UNITED STATES
SECURITIES AND EXCHANGE COMMISSION
Washington, D.C. 20549
FORM 8-K
CURRENT REPORT
PURSUANT TO SECTION 13 OR 15(d)
OF THE SECURITIES EXCHANGE ACT OF 1934
Date of Report (Date of earliest event reported): March 30, 2016
AMC NETWORKS INC.
(Exact name of registrant as specified in its charter)
Delaware | No. 1-35106 | No. 27-5403694 | ||
(State or other jurisdiction of incorporation) | (Commission File Number) | (IRS Employer Identification Number) |
11 Penn Plaza New York, NY | 10001 | |
(Address of principal executive offices) | (Zip Code) |
Registrant’s telephone number, including area code: (212) 324-8500
N/A
(Former name or former address, if changed since last report)
Check the appropriate box below if the Form 8-K filing is intended to simultaneously satisfy the filing obligation of the registrant under any of the following provisions:
¨ | Written communications pursuant to Rule 425 under the Securities Act (17 CFR 230.425) |
¨ | Soliciting material pursuant to Rule 14a-12 under the Exchange Act (17 CFR 240.14a-12) |
¨ | Pre-commencement communications pursuant to Rule 14d-2(b) under the Exchange Act (17 CFR 240.14d-2(b)) |
¨ | Pre-commencement communications pursuant to Rule 13e-4(c) under the Exchange Act (17 CFR 240.13e-4(c)) |
Item 8.01 | Other Events |
On March 30, 2016, AMC Networks Inc. (“AMC Networks”) issued, and certain of AMC Networks’ subsidiaries (hereinafter, the “Guarantors”) guaranteed, $1,000,000,000 aggregate principal amount of senior notes due April 1, 2024 (the “Notes”) in a registered public offering pursuant to an Underwriting Agreement, dated March 23, 2016, among AMC Networks, the Guarantors, and Merrill Lynch, Pierce, Fenner & Smith Incorporated and Morgan Stanley & Co. LLC, as representatives of the underwriters named in Schedule I thereto (the “Underwriting Agreement”). AMC Networks intends to use approximately $703 million of the net proceeds to purchase for cash approximately $654 million of the $700 million aggregate principal amount of AMC Networks’ outstanding 7.75% senior notes due 2021 (the “2021 Notes”) that were validly tendered pursuant to the previously announced tender offer, which expired at 5:00 p.m. Eastern Time on March 29, 2016. The remaining proceeds will be used for general corporate purposes, which may include the redemption of any of the 2021 Notes not tendered. The Notes were registered by AMC Networks under the Securities Act of 1933, as amended, pursuant to a registration statement on Form S-3 (File No. 333-210340). A copy of the Underwriting Agreement is attached as Exhibit 1.1 to this Current Report on Form 8-K.
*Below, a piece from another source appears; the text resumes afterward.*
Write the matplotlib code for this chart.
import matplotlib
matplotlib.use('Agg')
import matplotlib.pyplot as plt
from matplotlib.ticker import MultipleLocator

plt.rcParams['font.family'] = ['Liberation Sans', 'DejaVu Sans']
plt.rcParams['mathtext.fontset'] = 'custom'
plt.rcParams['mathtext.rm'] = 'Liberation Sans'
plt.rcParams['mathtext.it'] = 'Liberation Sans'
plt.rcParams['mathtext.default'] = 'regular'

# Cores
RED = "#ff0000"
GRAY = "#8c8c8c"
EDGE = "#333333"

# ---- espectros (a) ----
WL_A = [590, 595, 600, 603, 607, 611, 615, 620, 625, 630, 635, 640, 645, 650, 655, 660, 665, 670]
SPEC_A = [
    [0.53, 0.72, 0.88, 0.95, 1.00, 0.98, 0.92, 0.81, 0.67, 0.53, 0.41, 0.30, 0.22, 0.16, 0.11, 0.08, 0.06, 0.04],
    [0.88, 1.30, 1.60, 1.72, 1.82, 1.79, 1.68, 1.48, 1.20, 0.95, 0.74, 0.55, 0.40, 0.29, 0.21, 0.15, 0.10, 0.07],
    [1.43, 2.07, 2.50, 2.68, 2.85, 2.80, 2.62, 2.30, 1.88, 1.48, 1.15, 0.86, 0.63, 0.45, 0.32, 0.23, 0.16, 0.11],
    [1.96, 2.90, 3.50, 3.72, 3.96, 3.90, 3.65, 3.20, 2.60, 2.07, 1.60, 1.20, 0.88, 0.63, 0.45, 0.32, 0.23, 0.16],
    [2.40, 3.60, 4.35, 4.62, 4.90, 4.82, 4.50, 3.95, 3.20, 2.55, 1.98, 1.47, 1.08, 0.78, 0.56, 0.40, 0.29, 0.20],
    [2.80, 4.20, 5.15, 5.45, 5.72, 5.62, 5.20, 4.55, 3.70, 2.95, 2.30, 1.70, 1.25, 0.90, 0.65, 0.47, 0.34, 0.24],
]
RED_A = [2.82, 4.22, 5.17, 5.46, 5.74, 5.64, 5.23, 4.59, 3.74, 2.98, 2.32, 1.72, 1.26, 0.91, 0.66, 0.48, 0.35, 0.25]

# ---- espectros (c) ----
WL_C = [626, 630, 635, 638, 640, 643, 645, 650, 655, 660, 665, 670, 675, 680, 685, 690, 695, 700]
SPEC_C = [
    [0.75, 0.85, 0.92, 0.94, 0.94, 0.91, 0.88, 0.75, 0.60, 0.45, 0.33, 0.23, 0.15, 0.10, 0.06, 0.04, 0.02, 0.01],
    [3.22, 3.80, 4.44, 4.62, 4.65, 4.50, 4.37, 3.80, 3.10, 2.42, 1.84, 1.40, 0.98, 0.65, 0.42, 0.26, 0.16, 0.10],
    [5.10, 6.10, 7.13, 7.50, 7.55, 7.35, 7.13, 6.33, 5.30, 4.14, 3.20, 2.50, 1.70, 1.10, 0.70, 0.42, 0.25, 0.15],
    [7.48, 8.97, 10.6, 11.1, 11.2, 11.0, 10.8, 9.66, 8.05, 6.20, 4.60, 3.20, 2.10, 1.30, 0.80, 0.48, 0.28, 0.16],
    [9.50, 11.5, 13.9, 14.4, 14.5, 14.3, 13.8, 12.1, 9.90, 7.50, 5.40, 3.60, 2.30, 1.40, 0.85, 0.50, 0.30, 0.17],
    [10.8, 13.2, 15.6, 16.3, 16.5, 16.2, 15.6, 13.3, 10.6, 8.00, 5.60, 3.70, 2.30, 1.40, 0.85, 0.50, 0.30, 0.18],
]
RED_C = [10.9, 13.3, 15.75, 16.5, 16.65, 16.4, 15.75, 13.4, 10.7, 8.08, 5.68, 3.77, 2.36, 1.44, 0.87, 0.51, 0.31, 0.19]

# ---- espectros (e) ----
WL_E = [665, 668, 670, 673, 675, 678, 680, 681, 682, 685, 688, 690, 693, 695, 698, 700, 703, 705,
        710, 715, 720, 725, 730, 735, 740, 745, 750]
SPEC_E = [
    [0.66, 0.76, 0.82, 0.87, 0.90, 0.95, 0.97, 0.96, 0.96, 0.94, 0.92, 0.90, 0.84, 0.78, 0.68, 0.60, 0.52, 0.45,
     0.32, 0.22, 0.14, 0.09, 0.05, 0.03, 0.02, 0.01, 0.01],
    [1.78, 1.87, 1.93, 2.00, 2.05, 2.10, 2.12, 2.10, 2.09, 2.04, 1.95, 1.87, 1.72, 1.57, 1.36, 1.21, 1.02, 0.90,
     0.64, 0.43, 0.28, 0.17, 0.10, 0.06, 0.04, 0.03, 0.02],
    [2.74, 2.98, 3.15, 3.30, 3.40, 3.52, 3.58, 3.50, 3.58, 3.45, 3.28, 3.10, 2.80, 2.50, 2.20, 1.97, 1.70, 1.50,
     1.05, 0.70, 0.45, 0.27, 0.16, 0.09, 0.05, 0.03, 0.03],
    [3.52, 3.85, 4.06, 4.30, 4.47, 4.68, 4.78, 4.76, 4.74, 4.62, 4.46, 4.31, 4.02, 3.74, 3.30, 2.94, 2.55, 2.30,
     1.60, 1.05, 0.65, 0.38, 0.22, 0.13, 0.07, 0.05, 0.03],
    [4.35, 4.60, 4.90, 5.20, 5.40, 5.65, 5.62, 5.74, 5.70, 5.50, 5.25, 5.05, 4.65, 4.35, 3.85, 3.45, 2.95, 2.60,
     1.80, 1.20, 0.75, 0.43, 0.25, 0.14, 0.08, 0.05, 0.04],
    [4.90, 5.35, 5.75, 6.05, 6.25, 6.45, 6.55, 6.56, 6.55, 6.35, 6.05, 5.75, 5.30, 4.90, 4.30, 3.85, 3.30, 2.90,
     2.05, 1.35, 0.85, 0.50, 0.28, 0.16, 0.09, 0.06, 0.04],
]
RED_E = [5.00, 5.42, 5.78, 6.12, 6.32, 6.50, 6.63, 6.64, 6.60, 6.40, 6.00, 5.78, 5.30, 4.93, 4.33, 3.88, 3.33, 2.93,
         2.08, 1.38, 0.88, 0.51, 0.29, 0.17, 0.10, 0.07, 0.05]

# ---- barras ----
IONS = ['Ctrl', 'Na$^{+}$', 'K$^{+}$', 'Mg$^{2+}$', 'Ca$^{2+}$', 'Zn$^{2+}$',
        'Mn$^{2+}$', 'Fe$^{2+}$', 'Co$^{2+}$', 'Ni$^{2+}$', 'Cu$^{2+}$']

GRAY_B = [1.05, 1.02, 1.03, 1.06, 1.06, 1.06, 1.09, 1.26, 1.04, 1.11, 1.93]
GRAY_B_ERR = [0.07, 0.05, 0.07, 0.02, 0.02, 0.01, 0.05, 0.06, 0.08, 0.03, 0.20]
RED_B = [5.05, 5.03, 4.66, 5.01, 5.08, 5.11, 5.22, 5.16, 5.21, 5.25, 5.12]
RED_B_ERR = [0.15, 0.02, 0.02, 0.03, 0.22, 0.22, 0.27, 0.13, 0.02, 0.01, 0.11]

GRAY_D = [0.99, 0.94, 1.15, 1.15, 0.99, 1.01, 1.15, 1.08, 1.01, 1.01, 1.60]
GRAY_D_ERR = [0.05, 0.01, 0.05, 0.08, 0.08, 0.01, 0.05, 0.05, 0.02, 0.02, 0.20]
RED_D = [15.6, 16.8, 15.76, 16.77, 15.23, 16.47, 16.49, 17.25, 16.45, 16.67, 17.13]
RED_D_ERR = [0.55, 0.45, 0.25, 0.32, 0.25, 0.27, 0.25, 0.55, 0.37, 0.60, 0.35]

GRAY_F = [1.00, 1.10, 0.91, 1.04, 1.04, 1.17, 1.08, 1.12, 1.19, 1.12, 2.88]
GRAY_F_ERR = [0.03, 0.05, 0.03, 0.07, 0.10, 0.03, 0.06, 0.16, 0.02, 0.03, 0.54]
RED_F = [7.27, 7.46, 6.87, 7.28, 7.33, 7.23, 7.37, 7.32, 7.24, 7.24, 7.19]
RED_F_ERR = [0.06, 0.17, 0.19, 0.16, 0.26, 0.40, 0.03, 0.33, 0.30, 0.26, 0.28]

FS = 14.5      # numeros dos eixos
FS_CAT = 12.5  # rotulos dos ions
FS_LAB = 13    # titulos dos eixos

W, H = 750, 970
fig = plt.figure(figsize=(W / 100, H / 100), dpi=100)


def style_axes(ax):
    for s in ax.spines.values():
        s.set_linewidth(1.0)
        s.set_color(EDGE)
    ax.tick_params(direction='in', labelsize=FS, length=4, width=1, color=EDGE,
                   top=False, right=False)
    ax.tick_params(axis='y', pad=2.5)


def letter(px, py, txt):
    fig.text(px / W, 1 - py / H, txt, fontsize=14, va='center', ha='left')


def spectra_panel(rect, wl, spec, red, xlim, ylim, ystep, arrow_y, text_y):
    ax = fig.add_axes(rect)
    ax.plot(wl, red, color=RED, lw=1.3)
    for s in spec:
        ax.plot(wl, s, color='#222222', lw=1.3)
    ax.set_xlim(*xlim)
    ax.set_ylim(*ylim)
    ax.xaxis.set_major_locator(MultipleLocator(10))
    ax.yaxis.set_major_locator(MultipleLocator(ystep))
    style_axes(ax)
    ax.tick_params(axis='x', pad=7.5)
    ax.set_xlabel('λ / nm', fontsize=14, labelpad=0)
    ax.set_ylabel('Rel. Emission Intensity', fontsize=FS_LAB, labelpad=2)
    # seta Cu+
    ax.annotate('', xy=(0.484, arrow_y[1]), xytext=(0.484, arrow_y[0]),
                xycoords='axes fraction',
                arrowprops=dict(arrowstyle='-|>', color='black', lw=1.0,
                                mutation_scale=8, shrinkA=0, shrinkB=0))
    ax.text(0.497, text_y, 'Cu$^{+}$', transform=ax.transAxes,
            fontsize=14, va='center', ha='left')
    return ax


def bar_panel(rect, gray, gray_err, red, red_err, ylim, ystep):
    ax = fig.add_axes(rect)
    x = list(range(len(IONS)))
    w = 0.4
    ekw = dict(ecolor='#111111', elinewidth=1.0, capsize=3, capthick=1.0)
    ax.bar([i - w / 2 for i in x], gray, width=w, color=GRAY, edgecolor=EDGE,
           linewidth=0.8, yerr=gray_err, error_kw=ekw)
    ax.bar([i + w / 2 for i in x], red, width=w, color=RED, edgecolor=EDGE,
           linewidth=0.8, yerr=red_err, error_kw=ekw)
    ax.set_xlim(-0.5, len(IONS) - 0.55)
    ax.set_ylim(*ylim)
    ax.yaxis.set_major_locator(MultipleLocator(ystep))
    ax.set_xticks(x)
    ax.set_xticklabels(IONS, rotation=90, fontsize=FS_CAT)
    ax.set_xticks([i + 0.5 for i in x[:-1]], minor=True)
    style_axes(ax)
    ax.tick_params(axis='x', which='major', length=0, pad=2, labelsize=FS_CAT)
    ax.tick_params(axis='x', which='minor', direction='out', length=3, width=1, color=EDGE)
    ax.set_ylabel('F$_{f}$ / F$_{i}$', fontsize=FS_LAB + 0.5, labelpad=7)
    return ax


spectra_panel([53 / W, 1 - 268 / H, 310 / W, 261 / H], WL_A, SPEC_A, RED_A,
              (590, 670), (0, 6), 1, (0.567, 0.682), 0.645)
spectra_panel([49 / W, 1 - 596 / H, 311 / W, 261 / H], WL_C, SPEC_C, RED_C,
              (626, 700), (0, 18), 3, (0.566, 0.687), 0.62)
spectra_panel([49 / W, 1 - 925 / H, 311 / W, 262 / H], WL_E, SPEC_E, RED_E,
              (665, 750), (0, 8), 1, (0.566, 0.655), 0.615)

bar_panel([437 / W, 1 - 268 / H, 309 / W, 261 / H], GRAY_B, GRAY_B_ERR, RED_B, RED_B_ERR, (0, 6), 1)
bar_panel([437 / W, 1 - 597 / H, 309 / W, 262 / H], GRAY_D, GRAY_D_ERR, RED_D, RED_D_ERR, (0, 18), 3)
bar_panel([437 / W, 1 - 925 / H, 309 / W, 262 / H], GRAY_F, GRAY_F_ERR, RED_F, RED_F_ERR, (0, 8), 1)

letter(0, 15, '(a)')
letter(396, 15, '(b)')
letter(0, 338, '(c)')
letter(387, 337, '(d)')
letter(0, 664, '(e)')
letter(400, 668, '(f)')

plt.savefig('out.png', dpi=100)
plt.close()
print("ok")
The Notes were issued pursuant to an indenture, dated as of March 30, 2016, as amended by the First Supplemental Indenture, also dated as of March 30, 2016, among AMC Networks, the Guarantors and U.S. Bank National Association, as Trustee (the “First Supplemental Indenture”).
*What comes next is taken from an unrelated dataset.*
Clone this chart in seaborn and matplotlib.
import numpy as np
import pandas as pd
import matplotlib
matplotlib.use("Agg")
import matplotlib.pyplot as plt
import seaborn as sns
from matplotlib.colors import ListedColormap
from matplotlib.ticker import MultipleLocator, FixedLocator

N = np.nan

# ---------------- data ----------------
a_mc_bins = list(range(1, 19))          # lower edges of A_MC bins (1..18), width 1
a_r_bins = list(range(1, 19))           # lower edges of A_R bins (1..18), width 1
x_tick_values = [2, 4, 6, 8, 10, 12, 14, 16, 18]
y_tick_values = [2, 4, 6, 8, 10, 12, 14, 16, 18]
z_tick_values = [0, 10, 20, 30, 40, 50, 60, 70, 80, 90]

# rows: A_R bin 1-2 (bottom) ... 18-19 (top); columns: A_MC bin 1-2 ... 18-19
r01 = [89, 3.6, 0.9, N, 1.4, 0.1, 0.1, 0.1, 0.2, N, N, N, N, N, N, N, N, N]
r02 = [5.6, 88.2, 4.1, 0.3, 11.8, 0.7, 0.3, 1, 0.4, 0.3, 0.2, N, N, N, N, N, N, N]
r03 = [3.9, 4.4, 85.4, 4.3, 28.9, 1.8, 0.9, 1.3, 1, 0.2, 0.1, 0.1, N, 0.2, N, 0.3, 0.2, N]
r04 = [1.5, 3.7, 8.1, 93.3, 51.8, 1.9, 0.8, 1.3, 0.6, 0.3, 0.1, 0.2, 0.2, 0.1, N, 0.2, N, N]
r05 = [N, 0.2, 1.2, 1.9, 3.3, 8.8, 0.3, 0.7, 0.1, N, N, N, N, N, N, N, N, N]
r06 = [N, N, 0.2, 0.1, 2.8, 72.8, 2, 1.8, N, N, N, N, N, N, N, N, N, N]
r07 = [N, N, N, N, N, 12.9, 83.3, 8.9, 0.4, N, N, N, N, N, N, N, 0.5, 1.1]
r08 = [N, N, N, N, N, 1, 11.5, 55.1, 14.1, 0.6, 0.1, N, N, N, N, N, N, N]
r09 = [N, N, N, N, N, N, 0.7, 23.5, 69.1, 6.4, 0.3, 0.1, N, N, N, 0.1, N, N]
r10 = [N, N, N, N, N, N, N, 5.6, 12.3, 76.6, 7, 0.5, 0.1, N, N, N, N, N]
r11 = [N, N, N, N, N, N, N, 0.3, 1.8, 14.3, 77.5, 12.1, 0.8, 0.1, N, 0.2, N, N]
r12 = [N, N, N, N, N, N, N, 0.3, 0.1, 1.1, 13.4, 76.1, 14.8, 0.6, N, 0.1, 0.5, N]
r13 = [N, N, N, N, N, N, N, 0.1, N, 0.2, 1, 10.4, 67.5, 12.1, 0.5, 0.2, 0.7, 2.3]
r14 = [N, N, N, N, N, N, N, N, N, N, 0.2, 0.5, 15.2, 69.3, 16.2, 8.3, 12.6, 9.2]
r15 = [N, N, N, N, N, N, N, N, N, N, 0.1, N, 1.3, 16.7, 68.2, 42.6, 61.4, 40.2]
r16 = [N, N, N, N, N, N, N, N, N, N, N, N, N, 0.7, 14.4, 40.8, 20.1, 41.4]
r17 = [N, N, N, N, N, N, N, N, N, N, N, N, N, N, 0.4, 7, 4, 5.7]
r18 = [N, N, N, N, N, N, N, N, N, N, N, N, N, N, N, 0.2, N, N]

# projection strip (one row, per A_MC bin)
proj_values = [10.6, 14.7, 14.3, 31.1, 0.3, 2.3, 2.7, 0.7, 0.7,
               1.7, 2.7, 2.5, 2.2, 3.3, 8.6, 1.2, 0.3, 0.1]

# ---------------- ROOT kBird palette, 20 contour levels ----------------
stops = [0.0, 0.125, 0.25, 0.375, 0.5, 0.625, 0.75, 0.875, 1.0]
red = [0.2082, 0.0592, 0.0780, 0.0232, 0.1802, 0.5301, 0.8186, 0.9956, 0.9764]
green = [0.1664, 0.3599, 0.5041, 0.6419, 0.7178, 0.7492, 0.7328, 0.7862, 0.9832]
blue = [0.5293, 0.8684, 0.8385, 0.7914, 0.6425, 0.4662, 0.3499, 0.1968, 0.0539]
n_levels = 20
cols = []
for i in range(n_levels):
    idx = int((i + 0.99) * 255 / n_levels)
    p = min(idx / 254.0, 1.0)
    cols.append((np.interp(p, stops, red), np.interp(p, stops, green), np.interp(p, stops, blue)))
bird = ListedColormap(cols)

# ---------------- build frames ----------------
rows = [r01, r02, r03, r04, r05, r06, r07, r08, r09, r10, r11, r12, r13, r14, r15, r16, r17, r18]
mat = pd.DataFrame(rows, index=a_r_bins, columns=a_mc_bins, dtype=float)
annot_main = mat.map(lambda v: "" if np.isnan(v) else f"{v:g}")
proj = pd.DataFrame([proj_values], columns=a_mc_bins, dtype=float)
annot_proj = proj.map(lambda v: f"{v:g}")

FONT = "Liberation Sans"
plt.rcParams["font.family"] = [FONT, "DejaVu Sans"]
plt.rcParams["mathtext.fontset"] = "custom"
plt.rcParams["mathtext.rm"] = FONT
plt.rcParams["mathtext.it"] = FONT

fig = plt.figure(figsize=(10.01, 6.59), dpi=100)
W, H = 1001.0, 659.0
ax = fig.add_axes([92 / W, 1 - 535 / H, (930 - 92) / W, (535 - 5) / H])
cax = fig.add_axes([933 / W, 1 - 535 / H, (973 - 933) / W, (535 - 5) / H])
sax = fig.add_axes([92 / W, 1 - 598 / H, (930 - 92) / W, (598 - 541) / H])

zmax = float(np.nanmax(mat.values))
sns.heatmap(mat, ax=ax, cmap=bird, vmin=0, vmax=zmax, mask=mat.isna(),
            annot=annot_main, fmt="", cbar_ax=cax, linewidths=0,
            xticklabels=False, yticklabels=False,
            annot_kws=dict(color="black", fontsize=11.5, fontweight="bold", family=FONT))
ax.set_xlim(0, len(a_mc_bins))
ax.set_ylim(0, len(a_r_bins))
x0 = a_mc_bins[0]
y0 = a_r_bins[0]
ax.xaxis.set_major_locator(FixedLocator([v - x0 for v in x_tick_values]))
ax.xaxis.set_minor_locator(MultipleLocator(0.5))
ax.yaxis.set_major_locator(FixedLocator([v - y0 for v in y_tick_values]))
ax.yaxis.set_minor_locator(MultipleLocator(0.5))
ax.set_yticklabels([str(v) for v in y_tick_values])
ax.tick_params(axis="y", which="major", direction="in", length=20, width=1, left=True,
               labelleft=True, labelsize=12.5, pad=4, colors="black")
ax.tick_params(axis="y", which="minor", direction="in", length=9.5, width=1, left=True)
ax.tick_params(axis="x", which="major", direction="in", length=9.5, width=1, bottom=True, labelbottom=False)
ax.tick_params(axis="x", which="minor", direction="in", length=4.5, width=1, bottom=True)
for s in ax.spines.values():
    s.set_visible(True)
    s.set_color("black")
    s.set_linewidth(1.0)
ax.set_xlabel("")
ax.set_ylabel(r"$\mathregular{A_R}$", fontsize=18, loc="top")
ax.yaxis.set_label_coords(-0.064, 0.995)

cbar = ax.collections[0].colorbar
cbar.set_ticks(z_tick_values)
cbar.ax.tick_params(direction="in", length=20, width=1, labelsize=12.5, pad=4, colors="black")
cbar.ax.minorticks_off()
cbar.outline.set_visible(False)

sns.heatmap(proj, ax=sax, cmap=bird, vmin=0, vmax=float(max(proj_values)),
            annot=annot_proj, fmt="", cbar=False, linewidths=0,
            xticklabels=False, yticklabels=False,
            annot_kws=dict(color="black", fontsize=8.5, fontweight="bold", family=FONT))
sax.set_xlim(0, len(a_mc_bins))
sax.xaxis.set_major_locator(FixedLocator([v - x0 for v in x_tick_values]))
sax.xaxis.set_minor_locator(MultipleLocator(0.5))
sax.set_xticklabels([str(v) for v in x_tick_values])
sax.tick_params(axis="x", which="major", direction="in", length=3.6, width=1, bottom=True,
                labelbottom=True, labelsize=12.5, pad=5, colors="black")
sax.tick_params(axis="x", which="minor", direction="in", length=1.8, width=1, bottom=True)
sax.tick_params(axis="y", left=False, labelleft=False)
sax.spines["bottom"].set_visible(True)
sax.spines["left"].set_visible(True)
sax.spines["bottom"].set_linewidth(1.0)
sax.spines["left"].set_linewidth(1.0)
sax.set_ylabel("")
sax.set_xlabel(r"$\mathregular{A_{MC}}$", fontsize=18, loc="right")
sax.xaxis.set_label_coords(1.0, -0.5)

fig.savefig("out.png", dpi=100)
The Notes will bear interest at a rate of 5.00% per annum and mature on April 1, 2024. Interest will be payable semiannually on April 1 and October 1 of each year, commencing on October 1, 2016. The Notes are AMC Networks’ general senior unsecured obligations and will rank equally with all of AMC Networks’ and the Guarantors’ existing and future unsecured and unsubordinated indebtedness, but will be effectively subordinated to all of AMC Networks’ and the guarantors’ existing and future secured indebtedness, including all borrowings and guarantees under AMC Networks’ senior secured credit facility, to the extent of the assets securing that indebtedness.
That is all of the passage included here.